Les Animaux anonymes trouve son origine dans une image qui a marqué Baptiste Rouveure lorsqu'il était enfant : celle d'un cheval s'attaquant à l'homme sous des pulsions carnivores. Le réalisateur explique : "Cette image inconsciente cauchemardesque est venue en nourrir d'autres bien réelles, issues d'une enfance rurale. De par une proximité avec un environnement naturel, j'ai été l'observateur privilégié d'une nature sauvage, mais aussi le témoin d'une emprise funeste de l'homme sur l'animal à travers l'exploitation et la chasse. Ces tableaux parfois sanglants, macabres, cruels, sont venus alimenter au fil du temps une empathie prégnante envers l'animal et une interrogation constante quant à sa place dans notre société."

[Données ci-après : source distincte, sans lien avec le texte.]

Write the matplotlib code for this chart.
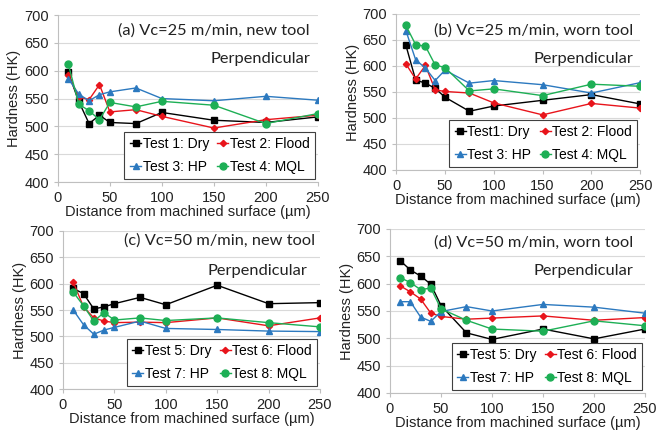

"Ce cheval carnivore qui me hantait, répondait d'un dysfonctionnement, d'une nature malade et agonisante. Cette digression de la chaîne alimentaire s'est alors muée lors de l'écriture du film, en transposition des corps entre l'homme et l'animal. Les animaux anthropomorphes qui en résultent, agissent suivant nos codes de dominants, d'exploitants, de chasseurs, portant en eux une déshumanisation envers l'espèce... Humaine. Cette traversée du miroir place ainsi les protagonistes humains sous le joug d'une domination animale, pour lesquels ils sont des silhouettes sans noms, des animaux anonymes, noyés sous des volumes d'exploitations où chacun est interchangeable à l'autre."

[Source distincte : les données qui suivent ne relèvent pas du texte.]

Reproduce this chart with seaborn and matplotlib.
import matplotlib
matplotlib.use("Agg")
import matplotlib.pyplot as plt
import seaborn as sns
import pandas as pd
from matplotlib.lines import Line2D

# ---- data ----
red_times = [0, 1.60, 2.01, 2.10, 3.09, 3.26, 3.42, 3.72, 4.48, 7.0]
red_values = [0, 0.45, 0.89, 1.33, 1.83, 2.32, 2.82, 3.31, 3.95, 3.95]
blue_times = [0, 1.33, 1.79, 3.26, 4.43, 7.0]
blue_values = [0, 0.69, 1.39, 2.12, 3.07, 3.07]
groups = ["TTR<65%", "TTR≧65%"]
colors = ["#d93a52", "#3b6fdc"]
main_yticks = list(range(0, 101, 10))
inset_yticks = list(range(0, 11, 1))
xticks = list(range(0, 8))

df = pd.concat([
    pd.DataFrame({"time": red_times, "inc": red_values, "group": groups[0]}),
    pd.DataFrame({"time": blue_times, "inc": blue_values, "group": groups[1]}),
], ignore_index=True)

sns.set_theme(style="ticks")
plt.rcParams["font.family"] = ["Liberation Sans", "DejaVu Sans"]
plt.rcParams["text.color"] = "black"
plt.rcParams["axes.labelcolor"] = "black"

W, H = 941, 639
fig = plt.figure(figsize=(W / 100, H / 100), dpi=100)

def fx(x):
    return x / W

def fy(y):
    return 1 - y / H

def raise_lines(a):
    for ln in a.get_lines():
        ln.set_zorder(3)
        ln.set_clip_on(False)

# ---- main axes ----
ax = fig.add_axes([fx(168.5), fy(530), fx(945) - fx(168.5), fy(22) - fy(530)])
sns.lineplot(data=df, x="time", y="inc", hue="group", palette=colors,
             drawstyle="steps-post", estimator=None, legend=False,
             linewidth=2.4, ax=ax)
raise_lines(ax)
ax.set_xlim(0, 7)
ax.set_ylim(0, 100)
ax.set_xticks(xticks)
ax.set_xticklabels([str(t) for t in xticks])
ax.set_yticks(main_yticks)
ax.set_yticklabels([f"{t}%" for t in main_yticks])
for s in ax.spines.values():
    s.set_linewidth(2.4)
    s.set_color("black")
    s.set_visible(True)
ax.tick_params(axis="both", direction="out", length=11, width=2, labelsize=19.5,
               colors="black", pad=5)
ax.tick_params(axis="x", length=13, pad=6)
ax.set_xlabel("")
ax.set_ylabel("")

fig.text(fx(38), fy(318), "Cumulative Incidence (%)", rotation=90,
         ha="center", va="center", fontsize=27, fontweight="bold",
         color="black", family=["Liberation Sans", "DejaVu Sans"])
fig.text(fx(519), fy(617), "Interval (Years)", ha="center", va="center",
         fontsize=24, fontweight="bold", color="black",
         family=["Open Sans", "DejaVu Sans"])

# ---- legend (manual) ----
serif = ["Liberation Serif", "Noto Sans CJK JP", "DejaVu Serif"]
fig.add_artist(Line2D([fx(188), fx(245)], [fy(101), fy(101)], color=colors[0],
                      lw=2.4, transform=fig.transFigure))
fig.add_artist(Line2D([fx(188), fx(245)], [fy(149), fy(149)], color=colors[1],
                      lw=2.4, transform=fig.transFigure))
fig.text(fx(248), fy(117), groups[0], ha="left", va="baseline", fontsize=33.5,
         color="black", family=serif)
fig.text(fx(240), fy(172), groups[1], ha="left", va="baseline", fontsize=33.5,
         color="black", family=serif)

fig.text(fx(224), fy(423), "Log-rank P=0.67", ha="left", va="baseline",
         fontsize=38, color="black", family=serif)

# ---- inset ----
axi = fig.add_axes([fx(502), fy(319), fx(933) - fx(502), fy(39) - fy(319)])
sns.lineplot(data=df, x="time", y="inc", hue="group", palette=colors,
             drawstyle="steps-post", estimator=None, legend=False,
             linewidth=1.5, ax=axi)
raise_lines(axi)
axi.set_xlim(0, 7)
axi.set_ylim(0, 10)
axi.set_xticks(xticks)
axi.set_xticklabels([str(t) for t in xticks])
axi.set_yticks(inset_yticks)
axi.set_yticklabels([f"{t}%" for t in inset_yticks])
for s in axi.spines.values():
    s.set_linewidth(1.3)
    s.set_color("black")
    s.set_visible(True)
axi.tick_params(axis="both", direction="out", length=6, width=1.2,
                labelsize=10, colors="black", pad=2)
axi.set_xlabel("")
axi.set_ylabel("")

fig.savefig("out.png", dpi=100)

En adoptant un point de vue qui répond à des instincts primitifs, Baptiste Rouveure a cherché à dépeindre un état d'anxiété et d'appréhension face à une action humaine pouvant receler en elle autant d'énigmes que de comportements menaçants. Il confie : "Face à l'inconnu d'où planent de sombres desseins, la question du suspense découle naturellement. Il est alors apparu évident d'épouser pleinement les codes du genre et ainsi proposer une expérience sensorielle qui joue sur la tension, l'appréhension et la peur. Des émotions et réflexes primitifs qui répondent du spectacle cinématographique mais qui donnent surtout à ressentir les émois fébriles de ces animaux anonymes."

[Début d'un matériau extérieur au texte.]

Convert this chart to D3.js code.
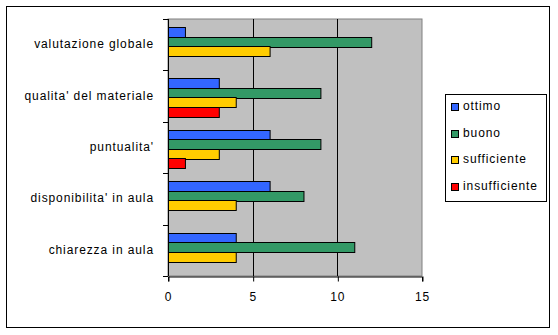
<!DOCTYPE html>
<html><head><meta charset="utf-8">
<script src="https://cdn.jsdelivr.net/npm/d3@7"></script>
<style>
body{margin:0;background:#fff;}
text{font-family:"Liberation Sans",Arial,sans-serif;font-size:12px;letter-spacing:0.9px;fill:#000;}
</style></head><body>
<svg id="c" width="558" height="335"></svg>
<script>
const categories = ["valutazione globale","qualita' del materiale","puntualita'","disponibilita' in aula","chiarezza in aula"];
const series = ["ottimo","buono","sufficiente","insufficiente"];
const colors = ["#3366FF","#339966","#FFCC00","#FF0000"];
const ottimo = [1,3,6,6,4];
const buono = [12,9,9,8,11];
const sufficiente = [6,4,3,4,4];
const insufficiente = [0,3,1,0,0];
const xTicks = [0,5,10,15];
const values = [ottimo,buono,sufficiente,insufficiente];

(function(){
const svg = d3.select("#c");
svg.append("rect").attr("x",6.5).attr("y",6.5).attr("width",543).attr("height",321)
  .attr("fill","#fff").attr("stroke","#000").attr("stroke-width",1);

const pL=168, pR=422, pT=19, pB=276;
const x = d3.scaleLinear().domain([0,15]).range([pL,pR]);
const y = d3.scaleBand().domain(categories).range([pT,pB]).padding(0);
const ys = d3.scaleBand().domain(series).range([0,y.bandwidth()]).paddingInner(0).paddingOuter(0.7).align(0.6);

svg.append("rect").attr("x",pL).attr("y",pT).attr("width",pR-pL).attr("height",pB-pT)
  .attr("fill","#C0C0C0").attr("stroke","#808080");

// gridlines
svg.append("g").selectAll("line").data(xTicks.filter(d=>d>0&&d<15)).join("line")
  .attr("x1",d=>Math.round(x(d))+0.5).attr("x2",d=>Math.round(x(d))+0.5)
  .attr("y1",pT).attr("y2",pB).attr("stroke","#000");

// bars
const data = [];
categories.forEach((c,i)=>series.forEach((s,j)=>data.push({c,s,v:values[j][i],col:colors[j]})));
svg.append("g").selectAll("rect").data(data.filter(d=>d.v>0)).join("rect")
  .attr("x",x(0)+0.5)
  .attr("y",d=>Math.round(y(d.c)+ys(d.s))+0.5)
  .attr("width",d=>x(d.v)-x(0))
  .attr("height",Math.round(ys.bandwidth()))
  .attr("fill",d=>d.col).attr("stroke","#000").attr("stroke-width",1);

// axes
const xAxis = d3.axisBottom(x).tickValues(xTicks).tickSize(5).tickPadding(11);
const gx = svg.append("g").attr("transform",`translate(0,${pB+0.5})`).call(xAxis);
gx.select(".domain").attr("stroke","#000");
gx.selectAll(".tick line").attr("stroke","#000").attr("transform","translate(0.5,0)");
gx.attr("font-family",null).attr("font-size",null);

const ya = svg.append("g");
ya.append("line").attr("x1",pL+0.5).attr("x2",pL+0.5).attr("y1",pT).attr("y2",pB).attr("stroke","#000");
const bandEdges = categories.map(c=>y(c)).concat([pB]);
ya.selectAll(".tk").data(bandEdges).join("line").attr("class","tk")
  .attr("x1",pL-5).attr("x2",pL).attr("y1",d=>Math.round(d)+0.5).attr("y2",d=>Math.round(d)+0.5).attr("stroke","#000");
ya.selectAll("text").data(categories).join("text")
  .attr("x",154).attr("y",d=>y(d)+y.bandwidth()/2+3.5).attr("text-anchor","end").text(d=>d);

// legend
const lg = svg.append("g");
lg.append("rect").attr("x",445.5).attr("y",94.5).attr("width",101).attr("height",107).attr("fill","#fff").attr("stroke","#000");
const ly = d3.scalePoint().domain(series).range([107,187]);
lg.selectAll(".sw").data(series).join("rect").attr("class","sw")
  .attr("x",451.5).attr("y",d=>Math.round(ly(d))-3.5).attr("width",7).attr("height",7)
  .attr("fill",(d,i)=>colors[i]).attr("stroke","#000");
lg.selectAll("text").data(series).join("text")
  .attr("x",463).attr("y",d=>ly(d)+3).text(d=>d);
})();
</script>
</body></html>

Les Animaux anonymes est le premier long métrage de Baptiste Rouveure et se rattache à son cycle de films sans paroles composé de And The Winner Is, Les Ephémères Fugitifs et Altera, qui s'articulaient déjà sur le langage du corps : le geste prenant le pas sur les mots, le mouvement sur le dialogue. Le cinéaste précise :
"Pour Les Animaux anonymes, les premières esquisses de dialogues sont rapidement apparues comme superflus et futiles. Placés dans un environnement qu'ils ne maîtrisent pas, les sens des protagonistes sont en constantes alertes et le moindre mouvement exprime une intention. L'épure des dialogues a donc réhabilité le silence, le silence a laissé place à quelque chose d'organique et d'universel. Cette approche sensitive a rejoint l'idée de la barrière de communication entre l'homme et l'animal : En inversant les places de chacun, je souhaitais garder cette incapacité à décrypter le langage des ces animaux anonymes pour ne préserver qu'un échange purement physique."
L'environnement des Animaux anonymes repose sur une nature en décrépitude, un monde à bout de souffle où les terres semblent stériles. Le patrimoine agricole de l'Allier et de la Nièvre, associé à une lumière naturelle automnale ont permis de donner vie à l'univers d'un film qui évoque un monde rural en déperdition. Baptiste Rouveure raconte :
"Entre la première partie de tournage et la seconde, une année s'écoulera avant de retrouver les luminosités diffuses d'automne qui confèrent au film son atmosphère funèbre. Si le temps de tournage des animaux anonymes se ramasse sur 6 journées, la post-production sonore s'est étalée sur plus de trente jours pour donner vie aux animaux anthropomorphes. Dans une approche réaliste, chaque souffle, chaque pas, chaque geste de ces protagonistes animaliers ont été bruités afin de leur donner une présence et de l'épaisseur."